Uno se acuerda de aquella oda gélida de Ricardo Reis en que dos reyes se dedican a jugar al ajedrez en la terraza de palacio, mientras a sus pies sus súbditos se degüellan, queman ciudades o inician éxodos: nada altera el semblante de los reyes, nada turba su pacífica rivalidad, porque ellos manejan piezas de marfil y poco saben de esas cosas violentas llamadas espadas y sangre. Hay gente que se pregunta por qué estos reyezuelos no eligen para conspirar lugares del mundo donde no molesten a nadie y a donde tampoco lleguen las protestas de los grupos antiglobalización: a saber, la cumbre de un monte o una apartada isla, la misma donde el Doctor Moreau insultaba a la naturaleza con sus experimentos. Pero no, es mejor guardar las formas. Si uno invade Génova o corta Sevilla en dos, todo el mundo sabe que el poder está ahí, que el poder existe y es real, porque en ninguna cosa se muestra mejor el poder que en la arbitrariedad.
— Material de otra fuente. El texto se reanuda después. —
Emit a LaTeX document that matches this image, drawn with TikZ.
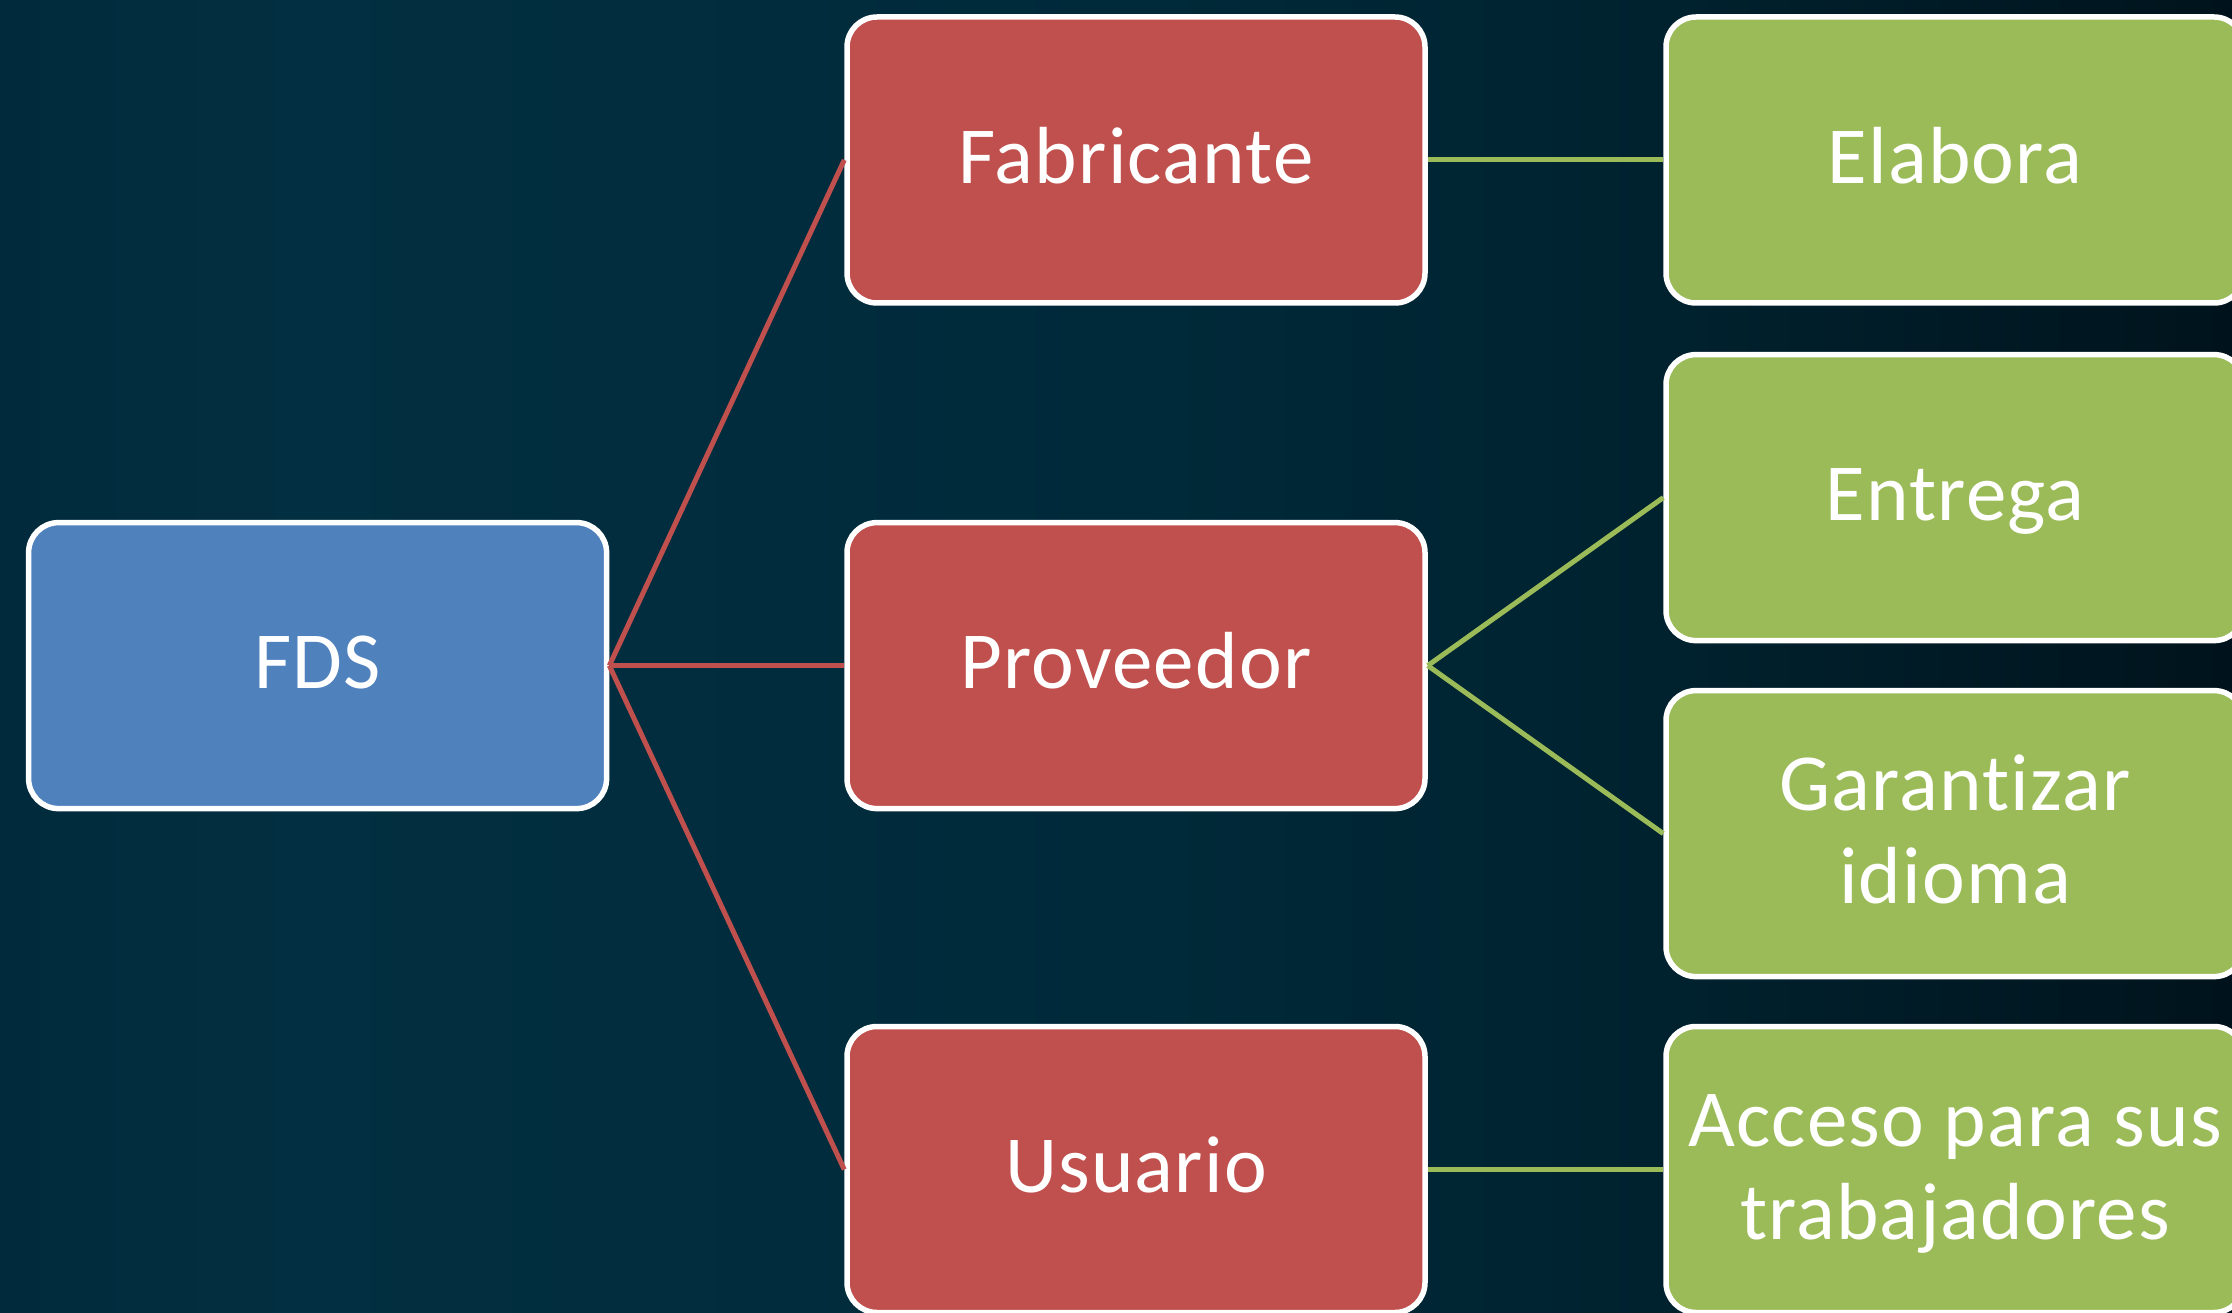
\documentclass[tikz,border=0pt]{standalone}
\usepackage{fontspec}
\setmainfont[Ligatures=NoCommon,LetterSpace=1.5]{Carlito}
\definecolor{bgA}{HTML}{012B3D}
\definecolor{bgB}{HTML}{022F41}
\definecolor{bgC}{HTML}{002A3A}
\definecolor{bgD}{HTML}{00222F}
\definecolor{bgE}{HTML}{00131C}
\definecolor{fdsblue}{HTML}{4F81BD}
\definecolor{boxred}{HTML}{C0504D}
\definecolor{boxgreen}{HTML}{9BBB59}
\pgfdeclarehorizontalshading{bgshade}{100bp}{color(0bp)=(bgA); color(25bp)=(bgA); color(32bp)=(bgB); color(50bp)=(bgC); color(62bp)=(bgD); color(75bp)=(bgE); color(100bp)=(bgE)}
\newcommand{\tp}{\rule{0pt}{0.8em}}
\newcommand{\bt}{\rule[-0.23em]{0pt}{0.23em}}
\tikzset{
  card/.style={draw=white, line width=5.5pt, rounded corners=30pt,
    minimum width=578pt, minimum height=286pt, text=white, align=center,
    font=\fontsize{81pt}{93pt}\selectfont, inner sep=0pt},
  rootcard/.style={card, fill=fdsblue},
  midcard/.style={card, fill=boxred},
  leafcard/.style={card, fill=boxgreen},
  redlink/.style={draw=boxred, line width=5pt},
  greenlink/.style={draw=boxgreen, line width=5pt}
}
\begin{document}
\begin{tikzpicture}[x=1pt,y=-1pt]
\useasboundingbox (0,0) rectangle (2232,1313);
\shade[shading=bgshade] (0,0) rectangle (2232,1313);
\node[rootcard] (fds) at (317.6,665.6) {\tp FDS\bt};
\node[midcard] (fab) at (1136,160) {\tp Fabricante\bt};
\node[midcard] (prov) at (1136,665.6) {\tp Proveedor\bt};
\node[midcard] (usu) at (1136,1169.5) {\tp Usuario\bt};
\node[leafcard] (elab) at (1955,160) {\tp Elabora\bt};
\node[leafcard] (ent) at (1955,497.6) {\tp Entrega\bt};
\node[leafcard] (gar) at (1955,833.6) {\tp Garantizar\\idioma\bt};
\node[leafcard] (acc) at (1955,1169.5) {\tp Acceso para sus\\trabajadores\bt};
\draw[redlink] (fds.east) -- (fab.west);
\draw[redlink] (fds.east) -- (prov.west);
\draw[redlink] (fds.east) -- (usu.west);
\draw[greenlink] (fab.east) -- (elab.west);
\draw[greenlink] (prov.east) -- (ent.west);
\draw[greenlink] (prov.east) -- (gar.west);
\draw[greenlink] (usu.east) -- (acc.west);
\end{tikzpicture}
\end{document}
Reuniéndose en el Himalaya, estos reyezuelos sólo conseguirían que los olvidaran, y su orgullo sufriría sin remedio; plantándose en mitad de una ciudad, estorbando el tráfico, impidiendo a los paseantes elegir la acera que prefieren, consiguen un efecto mucho más satisfactorio: que los animales sepan quién es el domador y dónde está el látigo que les hace obedecer.